Data section:
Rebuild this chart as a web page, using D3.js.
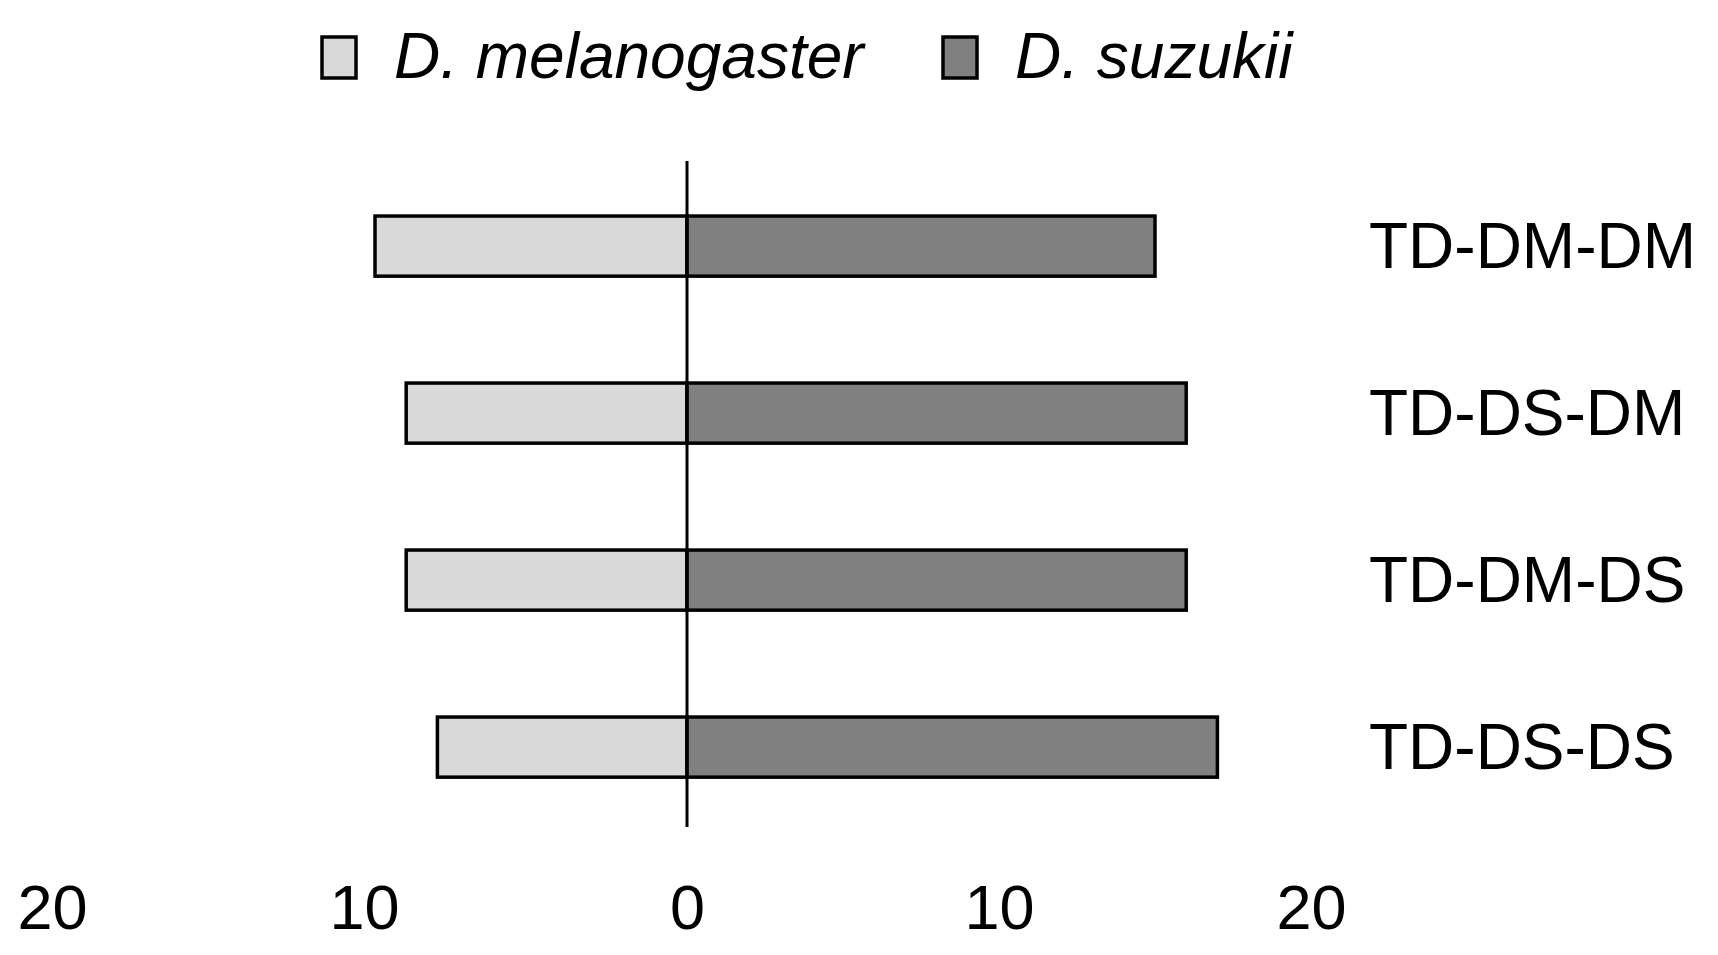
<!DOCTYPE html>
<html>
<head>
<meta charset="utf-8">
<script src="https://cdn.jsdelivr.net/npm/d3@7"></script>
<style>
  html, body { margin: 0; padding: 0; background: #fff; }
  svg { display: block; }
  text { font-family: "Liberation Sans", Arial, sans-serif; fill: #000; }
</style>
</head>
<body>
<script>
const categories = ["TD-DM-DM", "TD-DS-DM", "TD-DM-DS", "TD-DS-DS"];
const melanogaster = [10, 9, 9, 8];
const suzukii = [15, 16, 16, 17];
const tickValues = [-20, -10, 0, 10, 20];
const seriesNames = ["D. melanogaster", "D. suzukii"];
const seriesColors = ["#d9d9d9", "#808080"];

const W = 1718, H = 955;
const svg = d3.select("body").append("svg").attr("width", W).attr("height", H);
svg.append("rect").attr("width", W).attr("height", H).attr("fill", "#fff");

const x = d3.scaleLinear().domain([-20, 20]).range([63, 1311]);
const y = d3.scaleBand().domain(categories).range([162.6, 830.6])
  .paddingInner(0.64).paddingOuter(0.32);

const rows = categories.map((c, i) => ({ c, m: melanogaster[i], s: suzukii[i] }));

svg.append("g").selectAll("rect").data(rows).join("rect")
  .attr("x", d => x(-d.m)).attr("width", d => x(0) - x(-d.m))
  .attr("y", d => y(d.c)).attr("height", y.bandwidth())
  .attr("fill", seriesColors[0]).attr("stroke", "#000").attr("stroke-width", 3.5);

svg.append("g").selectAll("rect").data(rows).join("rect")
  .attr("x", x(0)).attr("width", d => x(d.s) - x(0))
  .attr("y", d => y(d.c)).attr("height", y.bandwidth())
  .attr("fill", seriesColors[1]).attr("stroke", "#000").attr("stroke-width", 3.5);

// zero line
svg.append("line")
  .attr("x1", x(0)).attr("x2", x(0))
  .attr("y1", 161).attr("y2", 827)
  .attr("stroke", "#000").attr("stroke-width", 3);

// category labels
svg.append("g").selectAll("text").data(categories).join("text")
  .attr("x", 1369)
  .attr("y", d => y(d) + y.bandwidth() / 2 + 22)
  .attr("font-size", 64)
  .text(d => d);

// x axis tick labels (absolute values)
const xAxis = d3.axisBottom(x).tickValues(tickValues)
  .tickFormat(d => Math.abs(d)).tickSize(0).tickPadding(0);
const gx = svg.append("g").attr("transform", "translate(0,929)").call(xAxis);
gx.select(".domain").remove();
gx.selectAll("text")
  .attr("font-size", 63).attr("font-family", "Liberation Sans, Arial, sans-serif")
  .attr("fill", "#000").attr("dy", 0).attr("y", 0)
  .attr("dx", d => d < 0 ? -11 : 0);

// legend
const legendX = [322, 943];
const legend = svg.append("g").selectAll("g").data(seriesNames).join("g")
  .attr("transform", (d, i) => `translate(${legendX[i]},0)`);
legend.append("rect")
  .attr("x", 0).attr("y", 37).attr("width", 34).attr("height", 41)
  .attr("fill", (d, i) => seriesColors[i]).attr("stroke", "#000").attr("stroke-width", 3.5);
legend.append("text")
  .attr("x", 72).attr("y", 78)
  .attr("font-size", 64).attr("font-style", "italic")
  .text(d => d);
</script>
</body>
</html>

Exercise objective: From start to finish, output the listing exactly, but omit its pictures.

Problem solution:
Rebuild this chart as a web page, using D3.js.
<!DOCTYPE html>
<html>
<head>
<meta charset="utf-8">
<script src="https://cdn.jsdelivr.net/npm/d3@7"></script>
<style>
  html, body { margin: 0; padding: 0; background: #fff; }
  svg { display: block; }
  text { font-family: "Liberation Sans", Arial, sans-serif; fill: #000; }
</style>
</head>
<body>
<script>
const categories = ["TD-DM-DM", "TD-DS-DM", "TD-DM-DS", "TD-DS-DS"];
const melanogaster = [10, 9, 9, 8];
const suzukii = [15, 16, 16, 17];
const tickValues = [-20, -10, 0, 10, 20];
const seriesNames = ["D. melanogaster", "D. suzukii"];
const seriesColors = ["#d9d9d9", "#808080"];

const W = 1718, H = 955;
const svg = d3.select("body").append("svg").attr("width", W).attr("height", H);
svg.append("rect").attr("width", W).attr("height", H).attr("fill", "#fff");

const x = d3.scaleLinear().domain([-20, 20]).range([63, 1311]);
const y = d3.scaleBand().domain(categories).range([162.6, 830.6])
  .paddingInner(0.64).paddingOuter(0.32);

const rows = categories.map((c, i) => ({ c, m: melanogaster[i], s: suzukii[i] }));

svg.append("g").selectAll("rect").data(rows).join("rect")
  .attr("x", d => x(-d.m)).attr("width", d => x(0) - x(-d.m))
  .attr("y", d => y(d.c)).attr("height", y.bandwidth())
  .attr("fill", seriesColors[0]).attr("stroke", "#000").attr("stroke-width", 3.5);

svg.append("g").selectAll("rect").data(rows).join("rect")
  .attr("x", x(0)).attr("width", d => x(d.s) - x(0))
  .attr("y", d => y(d.c)).attr("height", y.bandwidth())
  .attr("fill", seriesColors[1]).attr("stroke", "#000").attr("stroke-width", 3.5);

// zero line
svg.append("line")
  .attr("x1", x(0)).attr("x2", x(0))
  .attr("y1", 161).attr("y2", 827)
  .attr("stroke", "#000").attr("stroke-width", 3);

// category labels
svg.append("g").selectAll("text").data(categories).join("text")
  .attr("x", 1369)
  .attr("y", d => y(d) + y.bandwidth() / 2 + 22)
  .attr("font-size", 64)
  .text(d => d);

// x axis tick labels (absolute values)
const xAxis = d3.axisBottom(x).tickValues(tickValues)
  .tickFormat(d => Math.abs(d)).tickSize(0).tickPadding(0);
const gx = svg.append("g").attr("transform", "translate(0,929)").call(xAxis);
gx.select(".domain").remove();
gx.selectAll("text")
  .attr("font-size", 63).attr("font-family", "Liberation Sans, Arial, sans-serif")
  .attr("fill", "#000").attr("dy", 0).attr("y", 0)
  .attr("dx", d => d < 0 ? -11 : 0);

// legend
const legendX = [322, 943];
const legend = svg.append("g").selectAll("g").data(seriesNames).join("g")
  .attr("transform", (d, i) => `translate(${legendX[i]},0)`);
legend.append("rect")
  .attr("x", 0).attr("y", 37).attr("width", 34).attr("height", 41)
  .attr("fill", (d, i) => seriesColors[i]).attr("stroke", "#000").attr("stroke-width", 3.5);
legend.append("text")
  .attr("x", 72).attr("y", 78)
  .attr("font-size", 64).attr("font-style", "italic")
  .text(d => d);
</script>
</body>
</html>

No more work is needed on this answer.